Feature Type
-
[X] Adding new functionality to pandas
-
[ ] Changing existing functionality in pandas
-
[ ] Removing existing functionality in pandas
Problem Description
Some methods (e.g. groupby) have the option to not end up with a column as the index.
This could be added to value_counts
and pivot_table
Feature Description
as_index
argument such that
df.value_counts().reset_index()
and
df.value_counts(as_index=False)
return the same value
The default as_index
would still be True
, but it could be set as False
under an option
Additional Context
No response
Comment From: phofl
Could you try to collect all methods where this would be necessary?
Comment From: MarcoGorelli
wait sorry @lucaslarios , still not 100% sure we want this in pandas, I should've added "needs discussion" label - I've added it now
Comment From: lucaslarios
ok instead of that I will take another issue.
Comment From: wany-oh
I think it is a big change the return value of value_counts()
will be changed from Series to DataFrame.
Comment From: MarcoGorelli
true, but the same thing already happens with e.g. df.groupby('col1', as_index=False)['col2'].sum()
Comment From: rhshadrach
What is the benefit of adding as_index
to these methods? It seems to me this increases the surface area of the pandas API (and doubles the amount we need to test with these methods) without adding much value.
Comparing with groupby, the as_index
argument is part of the groupby which produces a DataFrameGroupBy/SeriesGroupBy that can be repeated. E.g.
df = pd.DataFrame({'a': [1, 1, 2], 'b': [3, 4, 5]})
gb = df.groupby('a', as_index=False)
print(gb.sum())
print(gb.mean())
print(gb.prod())
With groupby, you would have to add .reset_index()

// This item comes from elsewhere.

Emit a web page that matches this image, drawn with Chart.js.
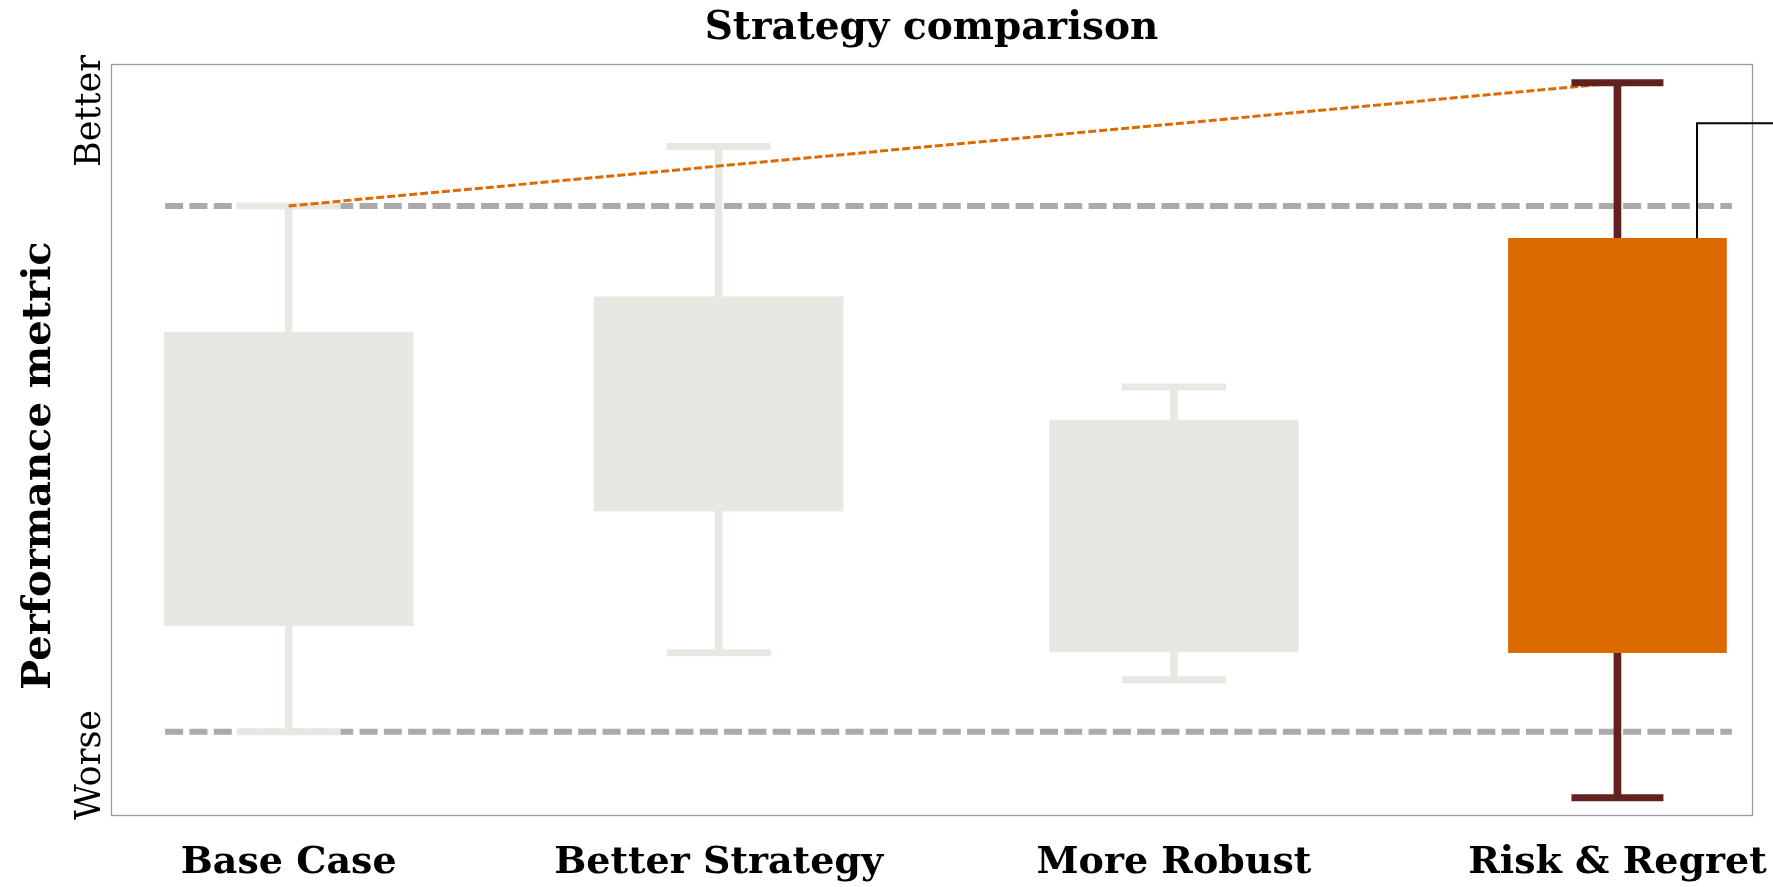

to each of these calls. This reuse case does not exist for value_counts nor pivot_table. And even with this, some also think we should remove as_index
from groupby: #35860
Comment From: MarcoGorelli
The benefit would be within the larger scope of having an option to make Index opt-in, as it would help fulfill the point of "nobody would get an Index unless they ask for one".
This wouldn't be the default pandas behaviour, it'd be behind an option, but it'd mean that someone could opt in to a "I don't want to think about indices" mode
Comment From: rhshadrach
I see - thanks, I missed the idea of making as_index=False
the default in the OP. Echoing https://github.com/pandas-dev/pandas/issues/48880#issuecomment-1265607444:
But in general I think that pandas users are better off finding natural row labels for their data than thinking about how to get rid of it.
I'll even go stronger in saying that, in my opinion, natural row labels is what makes pandas great. As such I feel moving toward "nobody would get an Index unless they ask for one" is moving in the wrong direction.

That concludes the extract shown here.